Индийский фермер со старинного телефона постит твит с вопросом, по какой цене продается его зерно на рынке в пятидесяти милях от его дома. Ответ вдвое превышает сумму, которую он запланировал. Это меняет его жизнь и жизнь его семьи на целый год.
Twitter мог быть частью новостей дополнительно к ленте новостей Bloomberg. Если Bloomberg получает три твита о чем-то важном из посторонних источников, он может провести свое расследование.

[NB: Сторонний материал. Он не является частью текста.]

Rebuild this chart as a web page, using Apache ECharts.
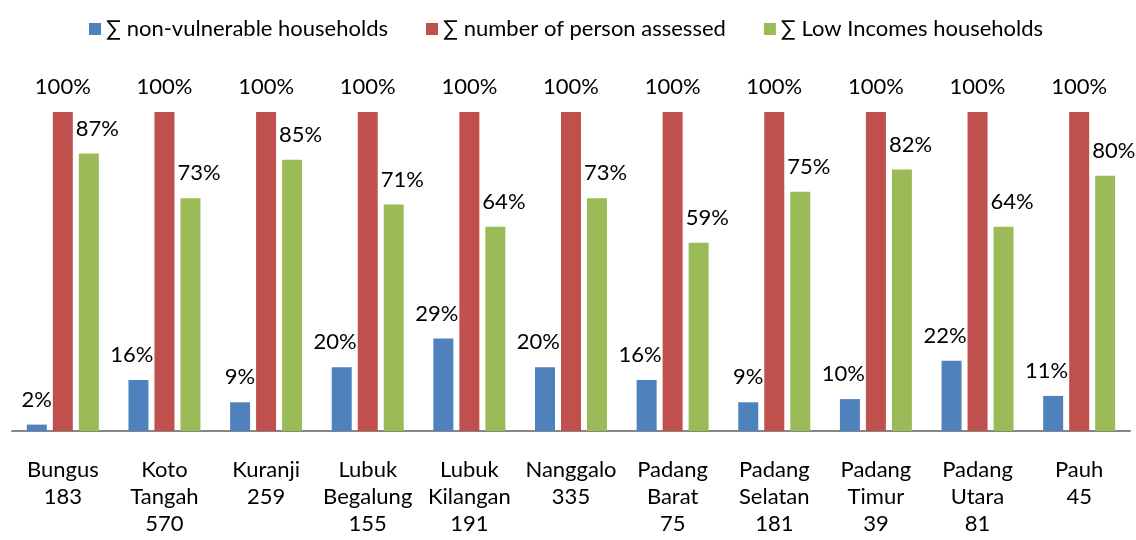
<!DOCTYPE html>
<html>
<head>
<meta charset="utf-8">
<script src="https://cdn.jsdelivr.net/npm/echarts@6/dist/echarts.min.js"></script>
<style>
html, body { margin: 0; padding: 0; background: #fff; }
#chart { width: 1136px; height: 540px; }
</style>
</head>
<body>
<div id="chart"></div>
<script>
var categories = ['Bungus\n183', 'Koto\nTangah\n570', 'Kuranji\n259', 'Lubuk\nBegalung\n155',
    'Lubuk\nKilangan\n191', 'Nanggalo\n335', 'Padang\nBarat\n75', 'Padang\nSelatan\n181',
    'Padang\nTimur\n39', 'Padang\nUtara\n81', 'Pauh\n45'];
var nonVulnerable = [2, 16, 9, 20, 29, 20, 16, 9, 10, 22, 11];
var personsAssessed = [100, 100, 100, 100, 100, 100, 100, 100, 100, 100, 100];
var lowIncome = [87, 73, 85, 71, 64, 73, 59, 75, 82, 64, 80];

var font = 'Lato';
var chart = echarts.init(document.getElementById('chart'));

// excel pushes the side labels away from the red bar
function label(align, dx) {
    return {
        show: true,
        position: 'top',
        distance: 14,
        align: align,
        offset: [dx, 0],
        color: '#000',
        fontFamily: font,
        fontSize: 22,
        formatter: '{c}%'
    };
}

var option = {
    animation: false,
    textStyle: { fontFamily: font },
    legend: {
        top: 13,
        left: 84,
        itemWidth: 12,
        itemHeight: 12,
        itemGap: 38,
        icon: 'rect',
        textStyle: { fontSize: 22, color: '#000', fontFamily: font },
        data: ['∑ non-vulnerable households', '∑ number of person assessed', '∑ Low Incomes households']
    },
    grid: { left: 12, right: 6, top: 112, bottom: 109, containLabel: false },
    xAxis: {
        type: 'category',
        data: categories,
        axisLine: { lineStyle: { color: '#868686', width: 2 } },
        axisTick: { show: false },
        axisLabel: {
            color: '#000',
            fontFamily: font,
            fontSize: 22,
            lineHeight: 27,
            margin: 25,
            interval: 0
        }
    },
    yAxis: {
        type: 'value',
        min: 0,
        max: 100,
        show: false,
        splitLine: { show: false }
    },
    series: [
        {
            name: '∑ non-vulnerable households',
            type: 'bar',
            data: nonVulnerable,
            barWidth: 20,
            barGap: '30%',
            itemStyle: { color: '#4F81BD' },
            label: label('right', 15)
        },
        {
            name: '∑ number of person assessed',
            type: 'bar',
            data: personsAssessed,
            barWidth: 20,
            barGap: '30%',
            itemStyle: { color: '#C0504D' },
            label: label('center', 0)
        },
        {
            name: '∑ Low Incomes households',
            type: 'bar',
            data: lowIncome,
            barWidth: 20,
            barGap: '30%',
            itemStyle: { color: '#9BBB59' },
            label: label('left', -13)
        }
    ]
};

chart.setOption(option);
</script>
</body>
</html>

Информация может за минуты распространяться через ретвиты. В течение минуты миллионы людей могут узнать о чем-то важном.
РЕБЯТА В МОЕМ
АМБИЦИОЗНОМ ВИДЕНИИ
БУДУЩЕГО ЛЮДИ БУДУТ
ИСПОЛЬЗОВАТЬ TWITTER
ДЛЯ СВЕРЖЕНИЯ
ДЕСПОТИЧЕСКИХ РЕЖИМОВ,
И КОГДА ОНИ СДЕЛАЮТ
ЭТО, ТО НАРИСУЮТ
КОНТУРЫ ЭТОЙ ПТИЧКИ НА
РАЗВАЛИНАХ СТАРОГО МИРА.
Чем больше я видел возможностей, тем больше понимал, что значимость Twitter состоит в том, как люди им пользуются. Наша компания, вместо того чтобы говорить о том, как прекрасна наша технология (для защиты которой потребовалась бы немалая изворотливость, учитывая «кита ошибок» и прочее), просто радовалась невероятным вещам, которые делали с нашим участием люди. Это был неожиданный разворот. Обычно компании пишут пресс-релизы о замечательных вещах, которые они делают, пытаются попасть в новости и вызвать к этим вещам интерес. Мы не могли прочесать все твиты, которые проходили через систему. И вместо того чтобы рассказывать газетам, что о нас написать, мы использовали их, чтобы выяснить, какие еще жизни Twitter изменил, а может быть, и спас.
И речь шла не о том, каким классным был Twitter, а о том, что храбрые люди делают храбрые вещи. Однако Twitter был для репортеров хорошей, актуальной и модной темой. Мы построили миллиардный бренд, потому что смогли создать непрекращающийся поток невероятных человеческих историй.
Мы то и дело удивлялись применению нашего сервиса. Довольно скоро весь конгресс США был в Twitter. Что? И я никогда не предполагал, что Twitter захотят пользоваться знаменитости. Весь смысл быть знаменитостью – это ограничить доступ публики к себе. Они должны дожидаться твоего появления в кино. Зачем звезде надо разбавлять свой имидж подробностями повседневной жизни? Я не учел тот факт, что и звездам нравилось действовать в обход агентов и студий. Twitter для них был способом связаться наконец напрямую с поклонниками. Мне стоило это знать: как я понял, что гуманизация Twitter заставит людей полюбить нашу компанию, так и знаменитости хотели, чтобы в них тоже видели людей.
Через год после того, как мы официально запустили Twitter Inc., наш офис испытал на себе все тяготы стартапа. Одной из наших проблем были международные партнеры. В Соединенных Штатах мы заключили договоры с большинством телефонных компаний. Твиты, отправляемые с использованием короткого номера 40404, были в основном бесплатными. Но в Европе и в Канаде мы все еще оплачивали каждый проходящий твит. Международные операторы не соглашались сделать твиты бесплатными.
Наша международная система делалась в такой степени на скорую руку, что управлялась с одного ноутбука. Написанная от руки табличка над ним гласила: «Не отключать». До тошноты огромные счета были моей постоянной головной болью. Когда они приходили, я с тяжелым сердцем шел к ноутбуку и выдергивал вилку из розетки. Я отключал международный Twitter. Затем размещал в основной блог пост примерно следующего содержания: «Мы только что отключили все международное сообщество, потому что это слишком дорого». Я думал, что если это беспокоит достаточное количество людей, то сотовые операторы постепенно пойдут на сделку. Со временем так и произошло.